(Charts and diagrams as code)
******

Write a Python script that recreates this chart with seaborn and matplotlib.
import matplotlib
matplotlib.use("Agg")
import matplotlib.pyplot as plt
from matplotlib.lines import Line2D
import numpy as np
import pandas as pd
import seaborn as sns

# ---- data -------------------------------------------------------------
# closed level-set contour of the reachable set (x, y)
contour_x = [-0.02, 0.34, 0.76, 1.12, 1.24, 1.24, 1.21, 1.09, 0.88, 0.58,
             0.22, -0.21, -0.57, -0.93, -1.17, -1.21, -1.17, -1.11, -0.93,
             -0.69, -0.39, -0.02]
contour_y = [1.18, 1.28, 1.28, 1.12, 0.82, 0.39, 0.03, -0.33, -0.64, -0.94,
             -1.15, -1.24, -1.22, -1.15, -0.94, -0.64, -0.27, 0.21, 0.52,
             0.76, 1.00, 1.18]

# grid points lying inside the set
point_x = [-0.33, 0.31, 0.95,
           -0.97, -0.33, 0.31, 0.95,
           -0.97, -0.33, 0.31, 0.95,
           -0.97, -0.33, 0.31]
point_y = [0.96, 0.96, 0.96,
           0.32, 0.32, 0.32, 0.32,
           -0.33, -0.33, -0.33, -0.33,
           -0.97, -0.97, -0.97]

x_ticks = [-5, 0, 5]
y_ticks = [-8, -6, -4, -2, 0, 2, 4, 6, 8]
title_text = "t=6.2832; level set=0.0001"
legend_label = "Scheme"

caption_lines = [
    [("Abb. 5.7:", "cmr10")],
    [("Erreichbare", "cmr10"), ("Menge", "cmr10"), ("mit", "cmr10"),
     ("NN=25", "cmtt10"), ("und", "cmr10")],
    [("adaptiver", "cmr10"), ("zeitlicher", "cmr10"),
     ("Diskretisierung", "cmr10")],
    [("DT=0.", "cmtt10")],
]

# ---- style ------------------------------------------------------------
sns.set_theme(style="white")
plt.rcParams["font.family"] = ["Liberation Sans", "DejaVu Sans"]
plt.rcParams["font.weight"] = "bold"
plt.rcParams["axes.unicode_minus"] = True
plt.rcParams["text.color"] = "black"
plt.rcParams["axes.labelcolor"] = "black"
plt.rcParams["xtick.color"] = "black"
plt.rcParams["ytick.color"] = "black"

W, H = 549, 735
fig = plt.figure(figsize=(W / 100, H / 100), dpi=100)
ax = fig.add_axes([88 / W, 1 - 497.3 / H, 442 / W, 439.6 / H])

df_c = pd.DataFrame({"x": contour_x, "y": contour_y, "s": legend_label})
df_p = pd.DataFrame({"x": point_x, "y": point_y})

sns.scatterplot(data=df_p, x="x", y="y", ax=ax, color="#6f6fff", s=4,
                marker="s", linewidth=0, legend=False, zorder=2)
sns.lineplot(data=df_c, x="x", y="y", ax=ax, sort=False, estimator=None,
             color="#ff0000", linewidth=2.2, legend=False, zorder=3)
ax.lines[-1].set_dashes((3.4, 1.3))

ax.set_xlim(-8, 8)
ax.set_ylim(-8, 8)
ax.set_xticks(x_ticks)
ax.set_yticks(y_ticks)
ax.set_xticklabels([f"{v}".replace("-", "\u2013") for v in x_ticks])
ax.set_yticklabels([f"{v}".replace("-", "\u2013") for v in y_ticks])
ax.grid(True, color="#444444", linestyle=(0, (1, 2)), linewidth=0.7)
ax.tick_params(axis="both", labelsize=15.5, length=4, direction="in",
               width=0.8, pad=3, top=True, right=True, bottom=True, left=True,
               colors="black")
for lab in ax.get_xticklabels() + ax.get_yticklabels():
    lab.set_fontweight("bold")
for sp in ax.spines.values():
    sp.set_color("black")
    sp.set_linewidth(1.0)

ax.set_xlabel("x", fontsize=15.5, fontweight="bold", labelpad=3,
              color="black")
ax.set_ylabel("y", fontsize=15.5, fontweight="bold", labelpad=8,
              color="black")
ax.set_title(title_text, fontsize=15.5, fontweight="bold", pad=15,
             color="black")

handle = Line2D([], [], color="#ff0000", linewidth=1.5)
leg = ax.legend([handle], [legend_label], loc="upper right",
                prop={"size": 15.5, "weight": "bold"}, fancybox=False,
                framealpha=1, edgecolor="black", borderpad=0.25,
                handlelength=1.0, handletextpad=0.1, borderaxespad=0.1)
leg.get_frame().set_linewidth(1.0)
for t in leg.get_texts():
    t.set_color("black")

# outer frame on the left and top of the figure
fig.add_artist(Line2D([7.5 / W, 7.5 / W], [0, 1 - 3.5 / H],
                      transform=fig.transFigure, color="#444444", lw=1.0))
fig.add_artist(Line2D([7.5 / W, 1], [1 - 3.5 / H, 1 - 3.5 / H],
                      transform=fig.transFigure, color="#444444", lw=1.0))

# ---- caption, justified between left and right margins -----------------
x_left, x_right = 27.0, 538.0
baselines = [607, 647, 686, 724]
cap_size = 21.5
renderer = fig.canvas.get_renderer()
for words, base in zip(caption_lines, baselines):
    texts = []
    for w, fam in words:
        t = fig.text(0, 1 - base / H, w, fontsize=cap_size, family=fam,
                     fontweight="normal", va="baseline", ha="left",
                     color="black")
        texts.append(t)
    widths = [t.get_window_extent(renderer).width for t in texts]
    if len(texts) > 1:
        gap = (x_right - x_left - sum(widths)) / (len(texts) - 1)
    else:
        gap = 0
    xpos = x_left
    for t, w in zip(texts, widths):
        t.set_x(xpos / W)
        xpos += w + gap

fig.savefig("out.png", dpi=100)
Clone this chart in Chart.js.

******

- **Task requirements**: Take the entries above and copy them exactly from the first line through the line with "import seaborn as sns"; leave out every line after it.

- **Solution to the problem**:
Write a Python script that recreates this chart with seaborn and matplotlib.
import matplotlib
matplotlib.use("Agg")
import matplotlib.pyplot as plt
from matplotlib.lines import Line2D
import numpy as np
import pandas as pd
import seaborn as sns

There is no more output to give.